Photo: Courtesy of Matt Bruening
HM: What are you most looking forward to with this party?
CW: Matt Bruening’s fashion show! He is creating an entirely new collection, based on this idea, “Feel No Waves.” If you think about the image of the shadows from a palm leaf on a girl’s back, he’s made pieces that look like that. He’s working really hard, which I love.
Oh, and Packo and Luly, with their Verses Undefined performance! They’re so great. I believe this will be their first public performance. I have them going right at the prime spot. I’m so excited to see them live, because I have a CD that they gave me and have been listening to it so much.
HM: What’s your take on Honolulu’s nightlife scene these days?
CW: It feels like nightlife dropped off the radar at some point. I don’t think it moved from Chinatown to Kaka‘ako or anything. What I think happened is it got sucked away to relationships, Netflix, the neighborhood bars like Home Bar, Pint + Jigger, these kinds of places.
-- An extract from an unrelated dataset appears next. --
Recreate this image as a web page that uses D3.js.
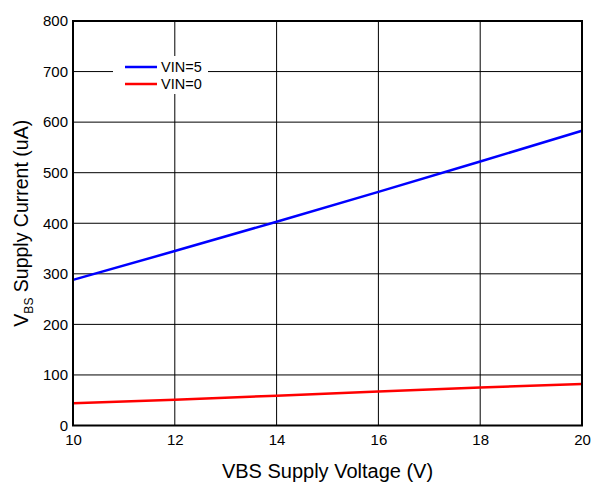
<!DOCTYPE html>
<html><head><meta charset="utf-8">
<script src="https://cdn.jsdelivr.net/npm/d3@7"></script>
<style>body{margin:0;background:#fff}svg{display:block;font-family:"Liberation Sans",Arial,sans-serif}</style>
</head><body><svg id="c" width="602" height="486"></svg>
<script>
const voltages = [10, 12, 14, 16, 18, 20];
const vin5 = [288, 345, 403, 462, 522, 583];
const vin0 = [44, 51, 59, 67, 75, 82];
const xTicks = [10, 12, 14, 16, 18, 20];
const yTicks = [0, 100, 200, 300, 400, 500, 600, 700, 800];
const seriesNames = ["VIN=5", "VIN=0"];
const seriesColors = ["#0000ff", "#ff0000"];

const svg = d3.select("#c");
const L = 73, R = 582, T = 21, B = 425.5;
const x = d3.scaleLinear().domain([10, 20]).range([L, R]);
const y = d3.scaleLinear().domain([0, 800]).range([B, T]);

// grid
svg.append("g").selectAll("line").data(xTicks).join("line")
  .attr("x1", d => x(d)).attr("x2", d => x(d)).attr("y1", T).attr("y2", B)
  .attr("stroke", "#000").attr("stroke-width", 1);
svg.append("g").selectAll("line").data(yTicks).join("line")
  .attr("x1", L).attr("x2", R).attr("y1", d => y(d)).attr("y2", d => y(d))
  .attr("stroke", "#000").attr("stroke-width", 1);

// legend background
svg.append("rect").attr("x", 113).attr("y", 56).attr("width", 95).attr("height", 38).attr("fill", "#fff");

// lines
const line = d3.line().x((d, i) => x(voltages[i])).y(d => y(d));
[vin5, vin0].forEach((s, i) => {
  svg.append("path").datum(s).attr("d", line).attr("fill", "none")
    .attr("stroke", seriesColors[i]).attr("stroke-width", 2.5);
});

// frame
svg.append("rect").attr("x", L).attr("y", T).attr("width", R - L).attr("height", B - T)
  .attr("fill", "none").attr("stroke", "#000").attr("stroke-width", 2);

// axes labels
const xa = svg.append("g").attr("transform", `translate(0,${B})`)
  .call(d3.axisBottom(x).tickValues(xTicks).tickSize(0).tickPadding(9).tickFormat(d3.format("d")));
xa.select(".domain").remove();
xa.selectAll("text").attr("font-size", 15).attr("fill", "#000").attr("font-family", "Liberation Sans, Arial, sans-serif");
const ya = svg.append("g").attr("transform", `translate(${L},0)`)
  .call(d3.axisLeft(y).tickValues(yTicks).tickSize(0).tickPadding(5).tickFormat(d3.format("d")));
ya.select(".domain").remove();
ya.selectAll("text").attr("font-size", 15).attr("fill", "#000").attr("font-family", "Liberation Sans, Arial, sans-serif");

// legend
seriesNames.forEach((n, i) => {
  const ly = 67 + i * 17;
  svg.append("line").attr("x1", 125).attr("x2", 157).attr("y1", ly).attr("y2", ly)
    .attr("stroke", seriesColors[i]).attr("stroke-width", 2.5);
  svg.append("text").attr("x", 161).attr("y", ly + 5).attr("font-size", 14.5).text(n);
});

// titles
svg.append("text").attr("x", (L + R) / 2).attr("y", 478).attr("text-anchor", "middle")
  .attr("font-size", 20).text("VBS Supply Voltage (V)");
const yt = svg.append("text").attr("transform", `translate(28,${(T + B) / 2}) rotate(-90)`)
  .attr("text-anchor", "middle").attr("font-size", 19.5);
yt.append("tspan").text("V");
yt.append("tspan").attr("font-size", 12).attr("dy", 5).text("BS");
yt.append("tspan").attr("dy", -5).text(" Supply Current (uA)");
</script></body></html>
Nobody has money anymore, so they’re not going to M. They’re going to go to Home Bar, get really good food, really good drinks that are cheap, and not deal with any of that other stuff. The clubs have turned into more of a special-occasion thing.
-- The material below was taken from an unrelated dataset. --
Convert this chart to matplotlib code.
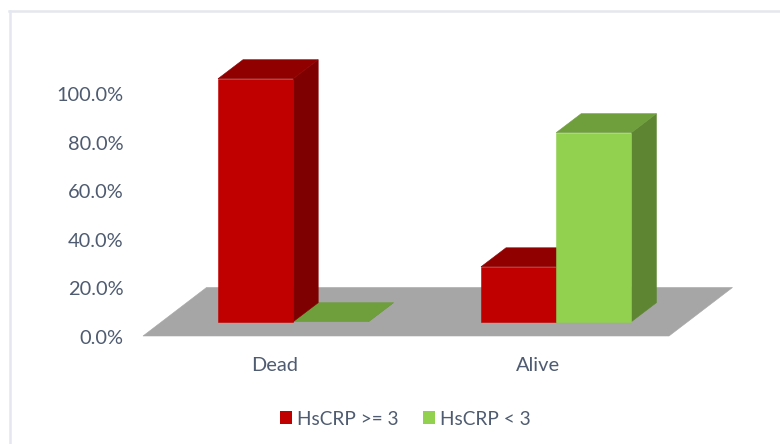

The new gen needs to step up and start doing stuff. I know that the city thrives better when there are people keeping it alive. All your favorite bartenders are now opening their own bars. As long as there are people working and not giving up, it’ll never get boring, because there are always new people coming in, people leaving.
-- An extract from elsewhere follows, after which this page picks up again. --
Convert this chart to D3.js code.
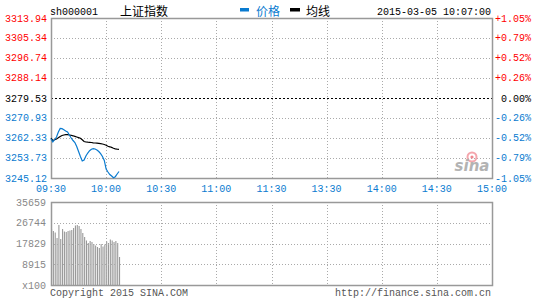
<!DOCTYPE html>
<html>
<head>
<meta charset="utf-8">
<script src="https://cdn.jsdelivr.net/npm/d3@7"></script>
<style>
  body { margin: 0; background: #fff; }
  svg { display: block; }
  text { font-family: "Liberation Mono", "DejaVu Sans Mono", monospace; font-size: 10px; }
  .cjk { font-family: "Noto Sans CJK SC", sans-serif; font-size: 12px; }
</style>
</head>
<body>
<div id="chart"></div>
<script>
// price axis ticks (left) and percent ticks (right)
const priceTicks = [3313.94, 3305.34, 3296.74, 3288.14, 3279.53, 3270.93, 3262.33, 3253.73, 3245.12];
const pctLabels = ['+1.05%', '+0.79%', '+0.52%', '+0.26%', '0.00%', '-0.26%', '-0.52%', '-0.79%', '-1.05%'];
const prevClose = 3279.53;

// time axis, minutes since 09:30 (lunch break removed)
const timeTicks = [0, 30, 60, 90, 120, 150, 180, 210, 240];
const timeLabels = ['09:30', '10:00', '10:30', '11:00', '11:30', '13:30', '14:00', '14:30', '15:00'];

// volume axis (x100)
const volTicks = [35659, 26744, 17829, 8915, 0];
const volLabels = ['35659', '26744', '17829', '8915', 'x100'];

// minute data 09:30 - 10:07
const price = [3262.02, 3260.61, 3261.68, 3262.76, 3264.91, 3266.41, 3266.33, 3265.85, 3265.34, 3264.91,
  3263.62, 3262.33, 3261.25, 3260.39, 3258.67, 3256.52, 3254.37, 3252.43, 3252.86, 3254.58,
  3255.87, 3256.86, 3257.47, 3257.72, 3257.59, 3257.16, 3256.52, 3255.57, 3254.37, 3252.65,
  3248.99, 3247.70, 3246.63, 3245.98, 3245.21, 3245.68, 3246.84, 3247.92];
const avgPrice = [3262.33, 3261.25, 3261.55, 3261.90, 3262.41, 3262.97, 3263.40, 3263.62, 3263.75, 3263.75,
  3263.62, 3263.49, 3263.27, 3263.01, 3262.76, 3262.50, 3262.20, 3261.59, 3260.82, 3260.61,
  3260.52, 3260.48, 3260.39, 3260.26, 3260.18, 3260.09, 3260.00, 3259.92, 3259.75, 3259.53,
  3259.23, 3258.76, 3258.54, 3258.28, 3257.94, 3257.68, 3257.55, 3257.47];
const volume = [24060, 23200, 22550, 20190, 25780, 19760, 24060, 22980, 22770, 23200,
  23410, 23630, 24490, 25560, 25780, 25350, 24060, 22340, 20620, 19120,
  18040, 18900, 18470, 17610, 16970, 16320, 15900, 17610, 16540, 17400,
  18690, 18040, 19550, 19120, 18470, 18900, 18040, 12030];

const W = 545, H = 300;
const left = 51, right = 492;
const pTop = 18, pBottom = 178;
const vTop = 202, vBottom = 285;

const blue = '#0a7bd0', red = '#ff0000', gridC = '#aaaaaa', borderC = '#999999';

const svg = d3.select('#chart').append('svg').attr('width', W).attr('height', H);

const x = d3.scaleLinear().domain([0, 240]).range([left, right]);
const y = d3.scaleLinear().domain([priceTicks[8], priceTicks[0]]).range([pBottom, pTop]);
const yv = d3.scaleLinear().domain([0, volTicks[0]]).range([vBottom, vTop]);

// ---- price panel grid
svg.append('g').selectAll('line')
  .data(priceTicks.filter(d => d !== prevClose))
  .enter().append('line')
  .attr('x1', left).attr('x2', right)
  .attr('y1', d => Math.round(y(d)) + 0.5).attr('y2', d => Math.round(y(d)) + 0.5)
  .attr('stroke', gridC).attr('stroke-dasharray', '1,2');

svg.append('g').selectAll('line')
  .data(timeTicks.slice(1, -1))
  .enter().append('line')
  .attr('x1', d => Math.round(x(d)) + 0.5).attr('x2', d => Math.round(x(d)) + 0.5)
  .attr('y1', pTop).attr('y2', pBottom)
  .attr('stroke', gridC).attr('stroke-dasharray', '1,2');

svg.append('line')
  .attr('x1', left).attr('x2', right)
  .attr('y1', Math.round(y(prevClose)) + 0.5).attr('y2', Math.round(y(prevClose)) + 0.5)
  .attr('stroke', '#000').attr('stroke-dasharray', '2,2');

svg.append('rect')
  .attr('x', left + 0.5).attr('y', pTop + 0.5)
  .attr('width', right - left).attr('height', pBottom - pTop)
  .attr('fill', 'none').attr('stroke', borderC).attr('stroke-width', 1.5);

// ---- sina watermark
const logo = svg.append('g').attr('transform', 'translate(472,157)');
logo.append('circle').attr('r', 4.5).attr('fill', 'none').attr('stroke', '#f4a6ad').attr('stroke-width', 2);
logo.append('circle').attr('r', 1.6).attr('fill', '#f08890');
logo.append('text').attr('x', 0).attr('y', 14)
  .attr('text-anchor', 'middle')
  .style('font-family', '"DejaVu Sans", sans-serif')
  .style('font-size', '15px').style('font-weight', 'bold').style('font-style', 'italic')
  .attr('fill', '#b3b3b3').text('sina');

// ---- price lines
const line = d3.line().x((d, i) => x(i)).y(d => y(d));
svg.append('path').datum(avgPrice).attr('d', line)
  .attr('fill', 'none').attr('stroke', '#000').attr('stroke-width', 1.2);
svg.append('path').datum(price).attr('d', line)
  .attr('fill', 'none').attr('stroke', blue).attr('stroke-width', 1.2);

// ---- price labels
svg.append('g').selectAll('text')
  .data(priceTicks)
  .enter().append('text')
  .attr('x', 47).attr('y', d => y(d) + 3.5)
  .attr('text-anchor', 'end')
  .attr('fill', d => d > prevClose ? red : (d < prevClose ? blue : '#000'))
  .text(d => d.toFixed(2));

svg.append('g').selectAll('text')
  .data(pctLabels)
  .enter().append('text')
  .attr('x', 531).attr('y', (d, i) => y(priceTicks[i]) + 3.5)
  .attr('text-anchor', 'end')
  .attr('fill', (d, i) => i < 4 ? red : (i > 4 ? blue : '#000'))
  .text(d => d);

// ---- time labels
svg.append('g').selectAll('text')
  .data(timeTicks)
  .enter().append('text')
  .attr('x', d => x(d)).attr('y', 192)
  .attr('text-anchor', 'middle')
  .attr('fill', blue)
  .text((d, i) => timeLabels[i]);

// ---- header
svg.append('text').attr('x', 50).attr('y', 15).attr('fill', '#000').text('sh000001');
svg.append('text').attr('class', 'cjk').attr('x', 120).attr('y', 16).attr('fill', '#000').text('上证指数');
svg.append('rect').attr('x', 240).attr('y', 8).attr('width', 9).attr('height', 3.5).attr('fill', blue);
svg.append('text').attr('class', 'cjk').attr('x', 256).attr('y', 16).attr('fill', blue).text('价格');
svg.append('rect').attr('x', 290).attr('y', 8).attr('width', 10).attr('height', 3.5).attr('fill', '#000');
svg.append('text').attr('class', 'cjk').attr('x', 306).attr('y', 16).attr('fill', '#000').text('均线');
svg.append('text').attr('x', 491).attr('y', 15).attr('text-anchor', 'end').attr('fill', '#000').text('2015-03-05 10:07:00');

// ---- volume panel
svg.append('g').selectAll('rect')
  .data(volume)
  .enter().append('rect')
  .attr('x', (d, i) => x(i))
  .attr('y', d => yv(d))
  .attr('width', 1.1)
  .attr('height', d => vBottom - yv(d))
  .attr('fill', '#999999');

svg.append('g').selectAll('line')
  .data(volTicks.slice(1, -1))
  .enter().append('line')
  .attr('x1', left).attr('x2', right)
  .attr('y1', d => Math.round(yv(d)) + 0.5).attr('y2', d => Math.round(yv(d)) + 0.5)
  .attr('stroke', gridC).attr('stroke-dasharray', '1,2');

svg.append('g').selectAll('line')
  .data(timeTicks.slice(1, -1))
  .enter().append('line')
  .attr('x1', d => Math.round(x(d)) + 0.5).attr('x2', d => Math.round(x(d)) + 0.5)
  .attr('y1', vTop).attr('y2', vBottom)
  .attr('stroke', gridC).attr('stroke-dasharray', '1,2');

svg.append('rect')
  .attr('x', left + 0.5).attr('y', vTop + 0.5)
  .attr('width', right - left).attr('height', vBottom - vTop)
  .attr('fill', 'none').attr('stroke', borderC).attr('stroke-width', 1.5);

svg.append('g').selectAll('text')
  .data(volTicks)
  .enter().append('text')
  .attr('x', 46).attr('y', d => yv(d) + 3.5)
  .attr('text-anchor', 'end')
  .attr('fill', '#888888')
  .text((d, i) => volLabels[i]);

// ---- footer
svg.append('text').attr('x', 50).attr('y', 296).attr('fill', '#555').text('Copyright 2015 SINA.COM');
svg.append('text').attr('x', 491).attr('y', 296).attr('text-anchor', 'end').attr('fill', '#555').text('http://finance.sina.com.cn');
</script>
</body>
</html>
HM: How was your recent trip to New Zealand?
CW: I had this super-clear push, “go to New Zealand.” It was after my (cancer) prognosis, when my doctor told me how serious it was. The whole time, all this past year, they kept telling me all these things, and I was like, “But I feel fine!” So it was hard to accept it, right? But when she said that to me, I was like, I gotta go to New Zealand. I just needed to go.
I had an orange bus, and it had a really good GPS, so I could just put in, like, “hot springs,” and it would know where to go.
I was there for two weeks. I spent the first week camping, soaking in the water, going to the zoo, going to the animal sanctuary, going to the art museum. It was all so beautiful.
Then I went to the Tūhou tribe. He tattooed my arm. It signifies my courage. It hurt. It felt like he was carving it with a knife, and you’re trying to be brave. I’m taking these chemo pills, which means maybe I’m not as strong. But I’m really glad I did it. I was so honored.
I’m really glad I went. I was in New Zealand when I decided to do the party. I was getting all this clarity. I said, you know what, if I have to stop working, especially in the liquor business, I’m just going to have a retirement party. A big, end-of-the-year, retirement party, and I’ll just go out with a bang.
I don’t want to say this is going to be my last party, but, with the prognosis that I have—and I’m just being realistic—if I can make it two years, I’m going to be defying odds. I want people to remember this. I want them to remember me like this. It’s been a tough year.
I’m like, I’m alive, I’m having a fuckin’ party. As long as I’m alive, I’m having a party.